— Porsche will pay tens of millions of dollars to shareholders after a German court ruled in favor of investors who sued the automaker for withholding information about the emissions systems of diesel vehicles.
Porsche has 52 percent of Volkswagen's voting rights and found itself the target of shareholder anger over the emissions scandal that has cost VW more than $30 billion.
Investors accused Porsche of waiting too long to disclose how the automaker was manufacturing and selling diesel vehicles equipped with illegal emissions devices.
According to the lawsuits, Porsche management knew the vehicles couldn't pass emissions testing without cheating and knew it prior to 2015 when news of the scandal was made public.
The $54 million Stuttgart court ruling includes two investor lawsuits, but both complaints alleged the same failures to disclose information that cost shareholders money.

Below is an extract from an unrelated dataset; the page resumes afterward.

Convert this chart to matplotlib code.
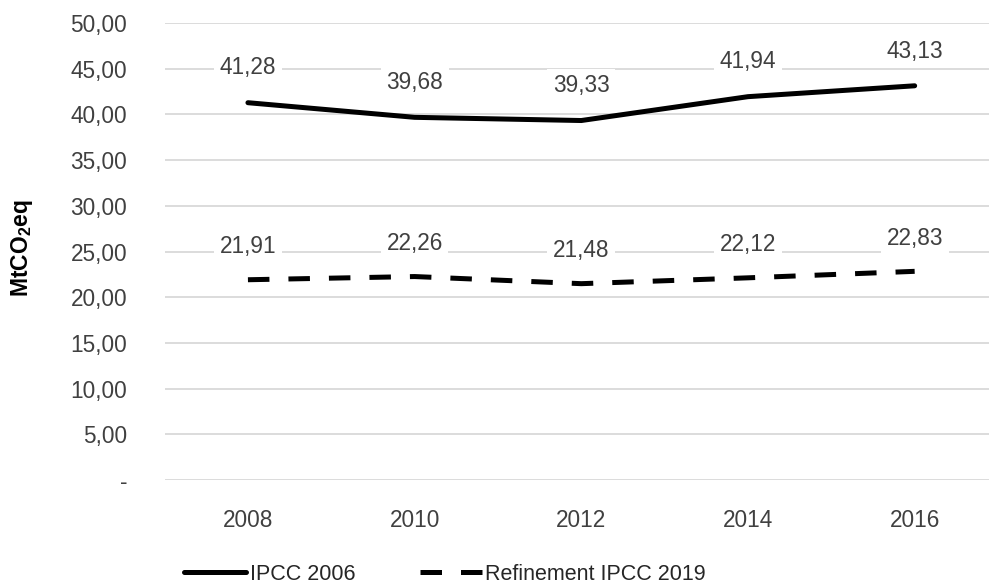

The judge ruled shareholders should be compensated for stock bought from May 23, 2014, and September 22, 2015. Porsche shareholders filed suit for violations of the Securities Trading Act that requires a company to disclose inside information that can damage investors.
In response to the ruling, Porsche says that despite the court's ruling, arguments set forth by shareholders are without merit and the alleged claims don't exist.
The automaker says it will appeal the verdict because the court should have used its full chamber to make its ruling instead of the one judge who brought down the verdict.
Porsche also argues higher courts have set precedent concerning cases that should be put on hold while similar cases are ongoing as is the situation with the investor lawsuits.
It's another punch to the gut of Volkswagen following recent losses caused by hiding illegal emissions software in millions of diesel vehicles. In the past two months Volkswagen lost a separate shareholder lawsuit for $48 million and Audi was fined nearly $1 billion by German prosecutors.
As for Porsche, no more diesel vehicles will be manufactured as the automaker turns to hybrid and electric technology.